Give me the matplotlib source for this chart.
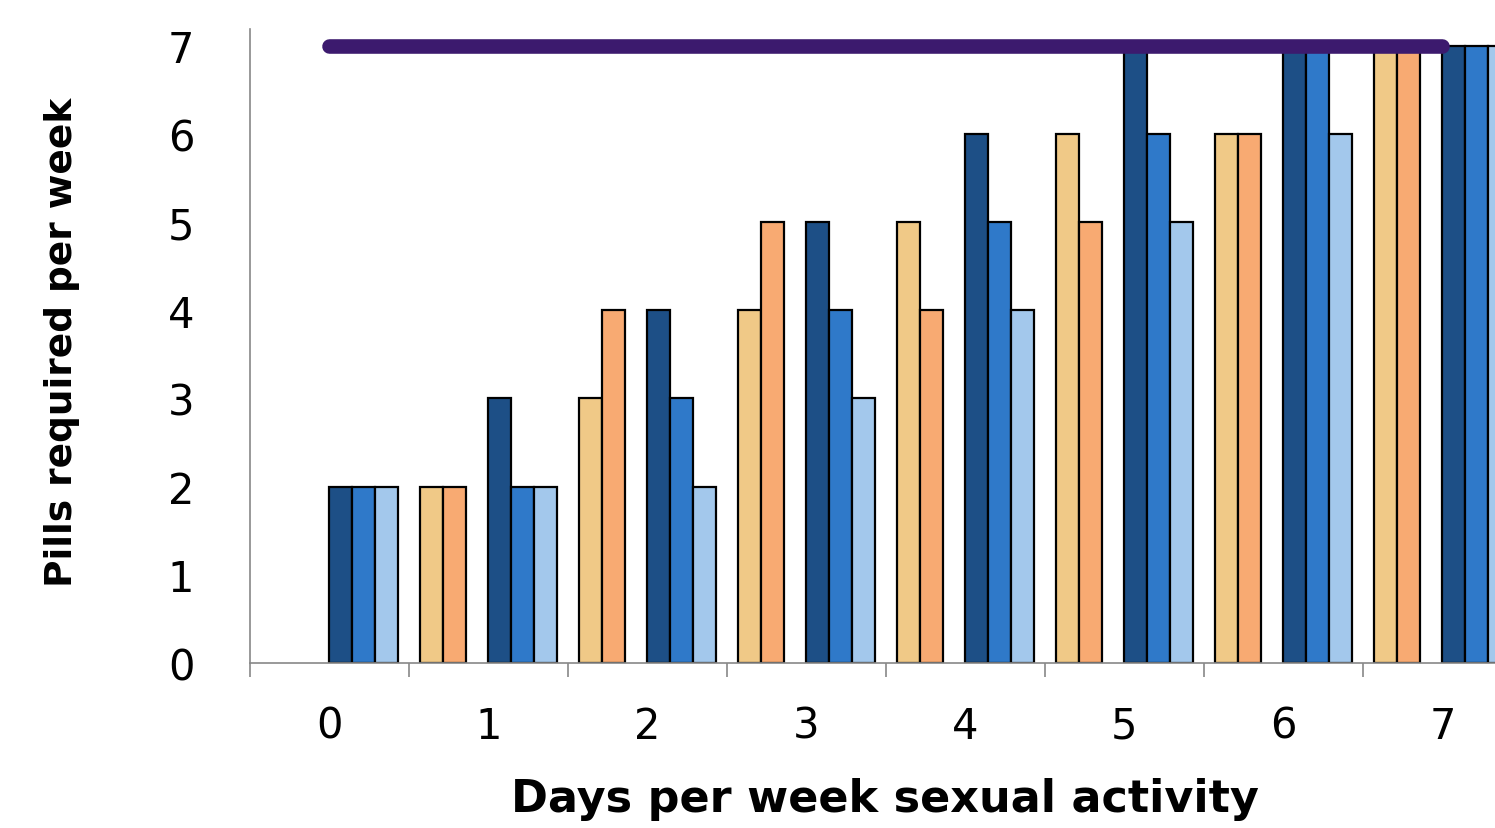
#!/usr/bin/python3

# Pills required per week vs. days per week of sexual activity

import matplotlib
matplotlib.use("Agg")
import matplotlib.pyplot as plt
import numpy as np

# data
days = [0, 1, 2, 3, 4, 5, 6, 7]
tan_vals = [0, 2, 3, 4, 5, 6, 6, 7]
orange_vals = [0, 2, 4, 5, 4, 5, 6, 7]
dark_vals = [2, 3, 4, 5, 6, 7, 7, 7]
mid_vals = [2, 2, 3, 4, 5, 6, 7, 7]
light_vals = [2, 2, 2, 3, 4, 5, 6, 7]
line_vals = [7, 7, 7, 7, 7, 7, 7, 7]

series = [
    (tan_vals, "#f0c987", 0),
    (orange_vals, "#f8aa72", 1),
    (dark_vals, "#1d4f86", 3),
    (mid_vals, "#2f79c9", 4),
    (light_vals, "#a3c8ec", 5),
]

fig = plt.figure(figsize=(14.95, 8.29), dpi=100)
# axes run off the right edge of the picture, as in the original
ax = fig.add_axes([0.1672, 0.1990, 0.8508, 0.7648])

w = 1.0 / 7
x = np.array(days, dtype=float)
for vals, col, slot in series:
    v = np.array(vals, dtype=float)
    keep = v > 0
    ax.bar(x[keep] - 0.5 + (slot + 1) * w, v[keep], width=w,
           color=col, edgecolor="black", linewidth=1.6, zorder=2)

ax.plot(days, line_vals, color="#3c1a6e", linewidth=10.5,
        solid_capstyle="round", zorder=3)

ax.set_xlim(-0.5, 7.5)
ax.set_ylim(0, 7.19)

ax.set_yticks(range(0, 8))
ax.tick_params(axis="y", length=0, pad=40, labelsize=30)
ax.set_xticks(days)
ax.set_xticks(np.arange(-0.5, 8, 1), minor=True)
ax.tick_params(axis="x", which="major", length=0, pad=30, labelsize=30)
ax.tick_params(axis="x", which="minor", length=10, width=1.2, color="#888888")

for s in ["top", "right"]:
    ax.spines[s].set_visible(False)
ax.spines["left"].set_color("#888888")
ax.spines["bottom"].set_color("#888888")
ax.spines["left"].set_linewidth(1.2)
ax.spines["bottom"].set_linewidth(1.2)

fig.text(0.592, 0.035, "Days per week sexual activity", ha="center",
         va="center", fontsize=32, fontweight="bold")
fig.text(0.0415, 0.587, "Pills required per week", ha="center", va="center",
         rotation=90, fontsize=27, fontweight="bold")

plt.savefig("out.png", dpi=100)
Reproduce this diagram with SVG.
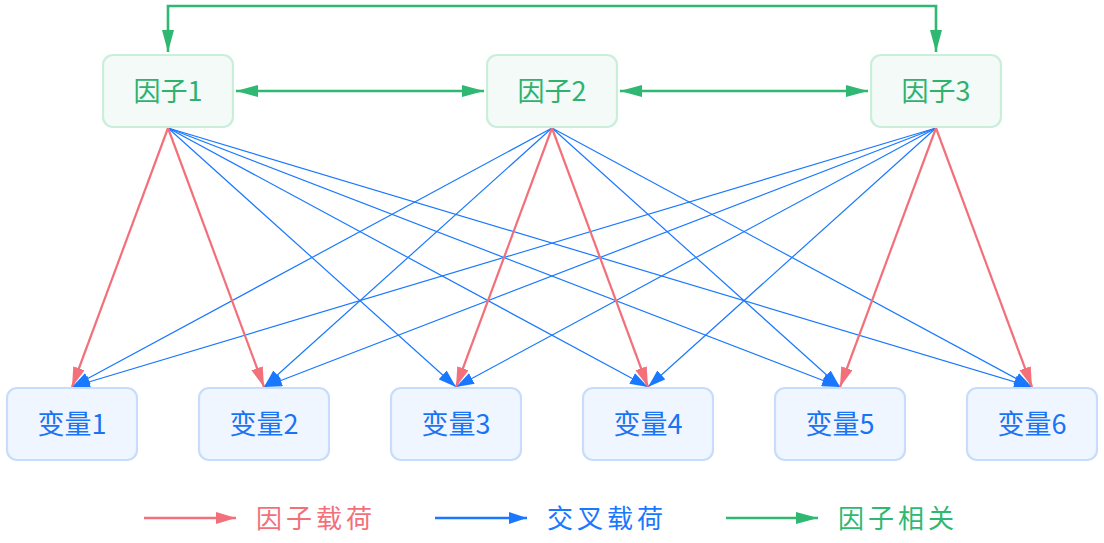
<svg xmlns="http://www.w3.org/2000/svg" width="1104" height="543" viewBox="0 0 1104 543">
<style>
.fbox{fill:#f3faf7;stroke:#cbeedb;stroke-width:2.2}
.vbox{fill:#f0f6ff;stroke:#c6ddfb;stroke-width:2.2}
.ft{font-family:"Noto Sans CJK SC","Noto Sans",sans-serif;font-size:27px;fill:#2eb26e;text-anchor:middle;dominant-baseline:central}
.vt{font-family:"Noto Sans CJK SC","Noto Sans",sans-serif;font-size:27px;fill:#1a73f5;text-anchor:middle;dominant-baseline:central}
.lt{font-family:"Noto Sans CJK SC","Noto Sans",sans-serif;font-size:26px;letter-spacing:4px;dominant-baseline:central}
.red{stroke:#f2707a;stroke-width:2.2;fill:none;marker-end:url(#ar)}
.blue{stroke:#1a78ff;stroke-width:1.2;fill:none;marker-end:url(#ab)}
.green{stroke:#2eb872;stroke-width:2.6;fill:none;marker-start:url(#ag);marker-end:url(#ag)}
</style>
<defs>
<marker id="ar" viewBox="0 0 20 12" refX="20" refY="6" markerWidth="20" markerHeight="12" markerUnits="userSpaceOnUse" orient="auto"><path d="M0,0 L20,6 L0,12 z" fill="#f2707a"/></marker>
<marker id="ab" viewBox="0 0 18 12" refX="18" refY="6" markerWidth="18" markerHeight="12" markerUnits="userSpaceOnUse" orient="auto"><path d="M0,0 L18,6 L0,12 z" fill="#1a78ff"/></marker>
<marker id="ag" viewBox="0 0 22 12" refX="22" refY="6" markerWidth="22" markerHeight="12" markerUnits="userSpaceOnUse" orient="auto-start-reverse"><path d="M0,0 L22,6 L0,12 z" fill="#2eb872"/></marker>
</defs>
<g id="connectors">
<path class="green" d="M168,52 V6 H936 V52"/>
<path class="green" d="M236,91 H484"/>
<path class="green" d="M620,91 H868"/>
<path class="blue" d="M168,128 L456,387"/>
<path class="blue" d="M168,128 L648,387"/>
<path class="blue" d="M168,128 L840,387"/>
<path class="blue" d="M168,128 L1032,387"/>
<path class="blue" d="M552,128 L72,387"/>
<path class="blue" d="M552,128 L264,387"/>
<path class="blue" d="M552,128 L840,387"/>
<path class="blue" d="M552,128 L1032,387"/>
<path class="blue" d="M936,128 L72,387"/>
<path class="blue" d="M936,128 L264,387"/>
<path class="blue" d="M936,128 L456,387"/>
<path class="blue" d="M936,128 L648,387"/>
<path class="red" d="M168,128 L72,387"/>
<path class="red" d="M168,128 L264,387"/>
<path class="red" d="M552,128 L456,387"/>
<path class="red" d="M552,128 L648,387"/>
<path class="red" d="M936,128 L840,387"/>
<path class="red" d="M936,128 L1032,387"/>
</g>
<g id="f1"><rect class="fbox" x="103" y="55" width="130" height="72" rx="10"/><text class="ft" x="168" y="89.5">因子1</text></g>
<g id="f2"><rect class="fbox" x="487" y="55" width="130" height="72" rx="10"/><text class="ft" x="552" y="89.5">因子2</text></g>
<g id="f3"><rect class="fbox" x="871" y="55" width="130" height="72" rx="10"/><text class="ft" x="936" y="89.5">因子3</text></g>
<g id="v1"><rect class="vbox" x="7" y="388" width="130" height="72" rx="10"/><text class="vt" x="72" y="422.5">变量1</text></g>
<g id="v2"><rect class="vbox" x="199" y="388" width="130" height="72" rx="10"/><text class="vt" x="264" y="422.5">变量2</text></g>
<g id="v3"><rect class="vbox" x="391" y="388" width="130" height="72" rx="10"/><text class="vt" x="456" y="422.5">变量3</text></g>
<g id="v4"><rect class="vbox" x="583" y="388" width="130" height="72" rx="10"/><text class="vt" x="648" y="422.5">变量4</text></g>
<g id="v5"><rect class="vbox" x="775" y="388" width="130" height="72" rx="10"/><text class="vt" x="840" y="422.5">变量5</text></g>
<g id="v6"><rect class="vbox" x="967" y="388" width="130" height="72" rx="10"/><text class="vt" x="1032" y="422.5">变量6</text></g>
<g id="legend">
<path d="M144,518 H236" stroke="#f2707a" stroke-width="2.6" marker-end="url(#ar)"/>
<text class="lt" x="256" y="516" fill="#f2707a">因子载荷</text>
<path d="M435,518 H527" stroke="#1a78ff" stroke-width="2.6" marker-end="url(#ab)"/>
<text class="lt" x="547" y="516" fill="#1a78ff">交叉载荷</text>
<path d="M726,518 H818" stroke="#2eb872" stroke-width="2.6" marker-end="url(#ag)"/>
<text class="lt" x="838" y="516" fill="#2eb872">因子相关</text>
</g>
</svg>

------------------------------------

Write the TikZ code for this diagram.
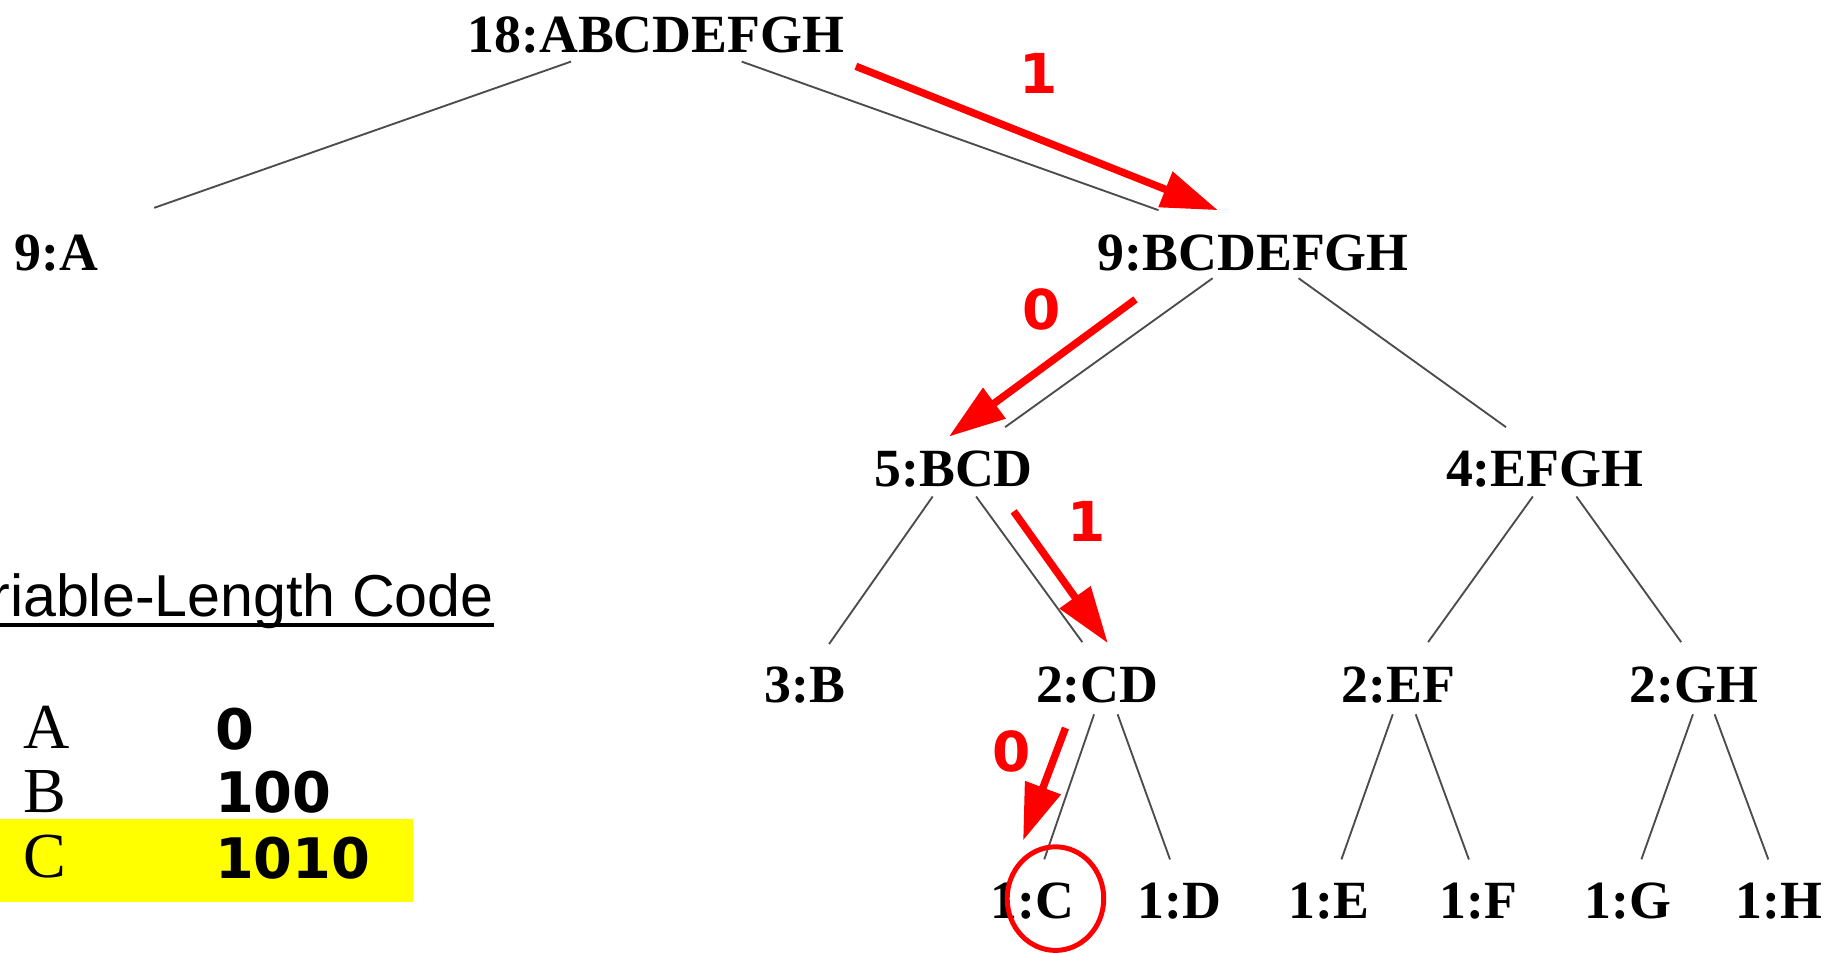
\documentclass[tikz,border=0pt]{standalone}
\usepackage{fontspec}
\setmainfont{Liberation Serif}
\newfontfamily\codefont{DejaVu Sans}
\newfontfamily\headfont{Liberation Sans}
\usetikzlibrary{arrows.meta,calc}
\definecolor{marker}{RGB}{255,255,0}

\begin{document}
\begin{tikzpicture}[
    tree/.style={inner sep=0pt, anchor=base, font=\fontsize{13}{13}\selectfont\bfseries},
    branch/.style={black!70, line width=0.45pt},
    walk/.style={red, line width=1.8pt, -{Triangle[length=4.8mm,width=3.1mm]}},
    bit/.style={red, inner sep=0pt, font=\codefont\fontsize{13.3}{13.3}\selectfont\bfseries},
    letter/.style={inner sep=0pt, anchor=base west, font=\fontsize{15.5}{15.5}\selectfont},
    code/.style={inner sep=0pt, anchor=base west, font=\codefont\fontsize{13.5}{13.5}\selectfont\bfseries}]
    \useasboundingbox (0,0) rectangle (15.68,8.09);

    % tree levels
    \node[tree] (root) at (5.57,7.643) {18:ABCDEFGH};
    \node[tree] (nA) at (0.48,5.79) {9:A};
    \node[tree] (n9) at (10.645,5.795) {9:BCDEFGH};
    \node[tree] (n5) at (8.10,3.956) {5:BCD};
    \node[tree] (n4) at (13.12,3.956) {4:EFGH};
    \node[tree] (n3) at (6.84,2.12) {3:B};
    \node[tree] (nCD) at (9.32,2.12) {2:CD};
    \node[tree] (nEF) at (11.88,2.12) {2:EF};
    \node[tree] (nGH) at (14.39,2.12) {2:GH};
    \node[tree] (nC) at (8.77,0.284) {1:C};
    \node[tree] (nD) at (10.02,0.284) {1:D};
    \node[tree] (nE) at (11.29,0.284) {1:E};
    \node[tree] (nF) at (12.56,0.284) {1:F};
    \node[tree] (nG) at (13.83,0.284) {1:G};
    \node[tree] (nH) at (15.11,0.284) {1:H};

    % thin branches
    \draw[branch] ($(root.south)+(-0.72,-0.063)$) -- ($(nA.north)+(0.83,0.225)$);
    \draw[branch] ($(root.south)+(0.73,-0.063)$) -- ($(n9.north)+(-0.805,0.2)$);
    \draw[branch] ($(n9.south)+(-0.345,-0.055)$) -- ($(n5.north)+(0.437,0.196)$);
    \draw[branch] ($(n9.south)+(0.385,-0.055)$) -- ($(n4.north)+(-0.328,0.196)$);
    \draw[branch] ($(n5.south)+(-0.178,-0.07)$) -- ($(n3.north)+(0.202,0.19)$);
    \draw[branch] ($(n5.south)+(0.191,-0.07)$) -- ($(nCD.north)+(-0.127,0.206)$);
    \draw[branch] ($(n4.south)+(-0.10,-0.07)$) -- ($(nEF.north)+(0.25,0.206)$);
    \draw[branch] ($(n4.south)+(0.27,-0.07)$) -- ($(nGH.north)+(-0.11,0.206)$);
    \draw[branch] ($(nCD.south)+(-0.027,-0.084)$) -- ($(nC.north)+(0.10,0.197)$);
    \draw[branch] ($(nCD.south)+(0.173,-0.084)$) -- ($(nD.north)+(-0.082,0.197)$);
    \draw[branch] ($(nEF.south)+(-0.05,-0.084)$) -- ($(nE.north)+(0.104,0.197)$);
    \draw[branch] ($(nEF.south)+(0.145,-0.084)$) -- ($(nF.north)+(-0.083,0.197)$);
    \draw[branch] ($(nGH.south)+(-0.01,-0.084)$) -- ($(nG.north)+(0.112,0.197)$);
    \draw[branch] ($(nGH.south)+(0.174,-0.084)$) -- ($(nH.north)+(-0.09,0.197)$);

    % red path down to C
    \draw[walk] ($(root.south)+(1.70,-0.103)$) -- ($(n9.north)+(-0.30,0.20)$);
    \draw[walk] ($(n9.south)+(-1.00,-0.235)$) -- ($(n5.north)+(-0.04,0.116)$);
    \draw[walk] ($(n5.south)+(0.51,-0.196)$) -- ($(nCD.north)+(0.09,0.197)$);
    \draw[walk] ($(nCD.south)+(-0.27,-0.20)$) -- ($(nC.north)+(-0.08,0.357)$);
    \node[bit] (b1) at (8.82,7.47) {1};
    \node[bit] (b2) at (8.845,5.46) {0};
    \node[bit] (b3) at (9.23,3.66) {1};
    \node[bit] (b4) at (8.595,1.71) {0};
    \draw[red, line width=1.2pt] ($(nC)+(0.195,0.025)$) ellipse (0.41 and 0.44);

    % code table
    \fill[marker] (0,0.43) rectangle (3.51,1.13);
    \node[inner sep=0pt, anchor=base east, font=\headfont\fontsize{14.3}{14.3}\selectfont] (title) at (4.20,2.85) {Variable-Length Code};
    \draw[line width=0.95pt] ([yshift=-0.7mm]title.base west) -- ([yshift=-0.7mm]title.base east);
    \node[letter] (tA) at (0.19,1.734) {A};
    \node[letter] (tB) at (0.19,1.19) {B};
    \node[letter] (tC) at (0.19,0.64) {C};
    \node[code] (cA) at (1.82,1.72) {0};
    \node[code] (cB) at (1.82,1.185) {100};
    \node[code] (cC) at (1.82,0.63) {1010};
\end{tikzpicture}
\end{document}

------------------------------------

Give again, exactly as written, only the lines that start at the one with "Give me the matplotlib source for this chart." and end at the one with "line_vals = [7, 7, 7, 7, 7, 7, 7, 7]", both included. Skip any pictures.

## [Exercise output]
Give me the matplotlib source for this chart.
#!/usr/bin/python3

# Pills required per week vs. days per week of sexual activity

import matplotlib
matplotlib.use("Agg")
import matplotlib.pyplot as plt
import numpy as np

# data
days = [0, 1, 2, 3, 4, 5, 6, 7]
tan_vals = [0, 2, 3, 4, 5, 6, 6, 7]
orange_vals = [0, 2, 4, 5, 4, 5, 6, 7]
dark_vals = [2, 3, 4, 5, 6, 7, 7, 7]
mid_vals = [2, 2, 3, 4, 5, 6, 7, 7]
light_vals = [2, 2, 2, 3, 4, 5, 6, 7]
line_vals = [7, 7, 7, 7, 7, 7, 7, 7]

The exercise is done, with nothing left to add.